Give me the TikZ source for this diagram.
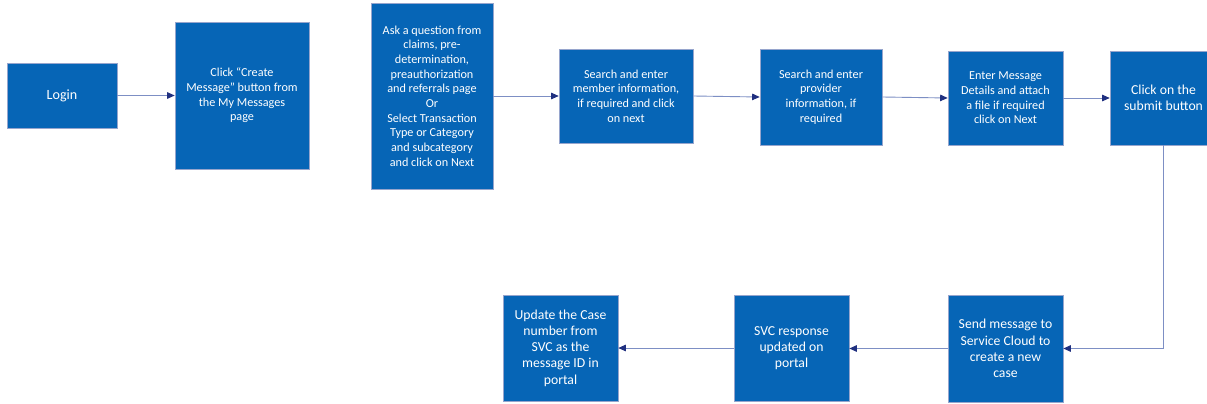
\documentclass[tikz,border=0pt]{standalone}
\usepackage{fontspec}
\setmainfont{Carlito}
\usetikzlibrary{arrows.meta}
\definecolor{flowblue}{RGB}{6, 101, 182}
\definecolor{flowedge}{RGB}{150, 165, 205}
\definecolor{flowline}{RGB}{125, 143, 196}
\definecolor{flownavy}{RGB}{32, 48, 128}

\begin{document}
\begin{tikzpicture}[
    x=1pt, y=-1pt,
    box/.style={rectangle, draw=flowedge, line width=0.6pt, fill=flowblue,
        text=white, align=center, inner sep=2pt,
        font=\fontsize{12.2}{14.7}\selectfont},
    bigbox/.style={box, font=\fontsize{13.7}{16.3}\selectfont},
    flow/.style={draw=flowline, line width=0.9pt,
        -{Triangle[length=7.5pt, width=6.5pt, color=flownavy]}}
]

\useasboundingbox (0,0) rectangle (1207,404);
\fill[white] (0,0) rectangle (1207,404);
\clip (0,0) rectangle (1207,404);

% === Top row ===
\node[bigbox, minimum width=110pt, minimum height=65pt, font=\fontsize{14.1}{17}\selectfont]
    (login) at (62,95.5) {Login};
\node[box, minimum width=134pt, minimum height=147pt] (create) at (242,95.5)
    {Click “Create\\Message” button from\\the My Messages\\page};
\node[box, minimum width=122pt, minimum height=186pt] (ask) at (432,96)
    {Ask a question from\\claims, pre-\\determination,\\preauthorization\\and referrals page\\Or\\Select Transaction\\Type or Category\\and subcategory\\and click on Next};
\node[box, minimum width=134pt, minimum height=94pt] (member) at (626,96)
    {Search and enter\\member information,\\if required and click\\on next};
\node[box, minimum width=122pt, minimum height=96pt] (provider) at (821,97)
    {Search and enter\\provider\\information, if\\required};
\node[box, minimum width=115pt, minimum height=94pt] (details) at (1005.5,98)
    {Enter Message\\Details and attach\\a file if required\\click on Next};
\node[bigbox, minimum width=107pt, minimum height=94pt] (submit) at (1163.5,98)
    {Click on the\\submit button};

% === Bottom row ===
\node[bigbox, minimum width=115pt, minimum height=107pt] (send) at (1005.5,348.5)
    {Send message to\\Service Cloud to\\create a new\\case};
\node[bigbox, minimum width=115pt, minimum height=106pt] (svc) at (791.5,348)
    {SVC response\\updated on\\portal};
\node[bigbox, minimum width=115pt, minimum height=106pt] (update) at (560.5,348)
    {Update the Case\\number from\\SVC as the\\message ID in\\portal};

% === Connectors ===
\draw[flow] (login) -- (create);
\draw[flow] (ask.east) -- (member.west);
\draw[flow] (member.east) -- (provider.west);
\draw[flow] (provider.east) -- (details.west);
\draw[flow] (details.east) -- (submit.west);
\draw[flow] (submit.south) |- (send.east);
\draw[flow] (send.west) -- (send.west -| svc.east);
\draw[flow] (svc.west) -- (svc.west -| update.east);

\end{tikzpicture}
\end{document}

○ ○ ○

### Exercise brief
Reproduce all of the data exactly, omitting each picture it holds.

### The response
Give me the TikZ source for this diagram.
\documentclass[tikz,border=0pt]{standalone}
\usepackage{fontspec}
\setmainfont{Carlito}
\usetikzlibrary{arrows.meta}
\definecolor{flowblue}{RGB}{6, 101, 182}
\definecolor{flowedge}{RGB}{150, 165, 205}
\definecolor{flowline}{RGB}{125, 143, 196}
\definecolor{flownavy}{RGB}{32, 48, 128}

\begin{document}
\begin{tikzpicture}[
    x=1pt, y=-1pt,
    box/.style={rectangle, draw=flowedge, line width=0.6pt, fill=flowblue,
        text=white, align=center, inner sep=2pt,
        font=\fontsize{12.2}{14.7}\selectfont},
    bigbox/.style={box, font=\fontsize{13.7}{16.3}\selectfont},
    flow/.style={draw=flowline, line width=0.9pt,
        -{Triangle[length=7.5pt, width=6.5pt, color=flownavy]}}
]

\useasboundingbox (0,0) rectangle (1207,404);
\fill[white] (0,0) rectangle (1207,404);
\clip (0,0) rectangle (1207,404);

% === Top row ===
\node[bigbox, minimum width=110pt, minimum height=65pt, font=\fontsize{14.1}{17}\selectfont]
    (login) at (62,95.5) {Login};
\node[box, minimum width=134pt, minimum height=147pt] (create) at (242,95.5)
    {Click “Create\\Message” button from\\the My Messages\\page};
\node[box, minimum width=122pt, minimum height=186pt] (ask) at (432,96)
    {Ask a question from\\claims, pre-\\determination,\\preauthorization\\and referrals page\\Or\\Select Transaction\\Type or Category\\and subcategory\\and click on Next};
\node[box, minimum width=134pt, minimum height=94pt] (member) at (626,96)
    {Search and enter\\member information,\\if required and click\\on next};
\node[box, minimum width=122pt, minimum height=96pt] (provider) at (821,97)
    {Search and enter\\provider\\information, if\\required};
\node[box, minimum width=115pt, minimum height=94pt] (details) at (1005.5,98)
    {Enter Message\\Details and attach\\a file if required\\click on Next};
\node[bigbox, minimum width=107pt, minimum height=94pt] (submit) at (1163.5,98)
    {Click on the\\submit button};

% === Bottom row ===
\node[bigbox, minimum width=115pt, minimum height=107pt] (send) at (1005.5,348.5)
    {Send message to\\Service Cloud to\\create a new\\case};
\node[bigbox, minimum width=115pt, minimum height=106pt] (svc) at (791.5,348)
    {SVC response\\updated on\\portal};
\node[bigbox, minimum width=115pt, minimum height=106pt] (update) at (560.5,348)
    {Update the Case\\number from\\SVC as the\\message ID in\\portal};

% === Connectors ===
\draw[flow] (login) -- (create);
\draw[flow] (ask.east) -- (member.west);
\draw[flow] (member.east) -- (provider.west);
\draw[flow] (provider.east) -- (details.west);
\draw[flow] (details.east) -- (submit.west);
\draw[flow] (submit.south) |- (send.east);
\draw[flow] (send.west) -- (send.west -| svc.east);
\draw[flow] (svc.west) -- (svc.west -| update.east);

\end{tikzpicture}
\end{document}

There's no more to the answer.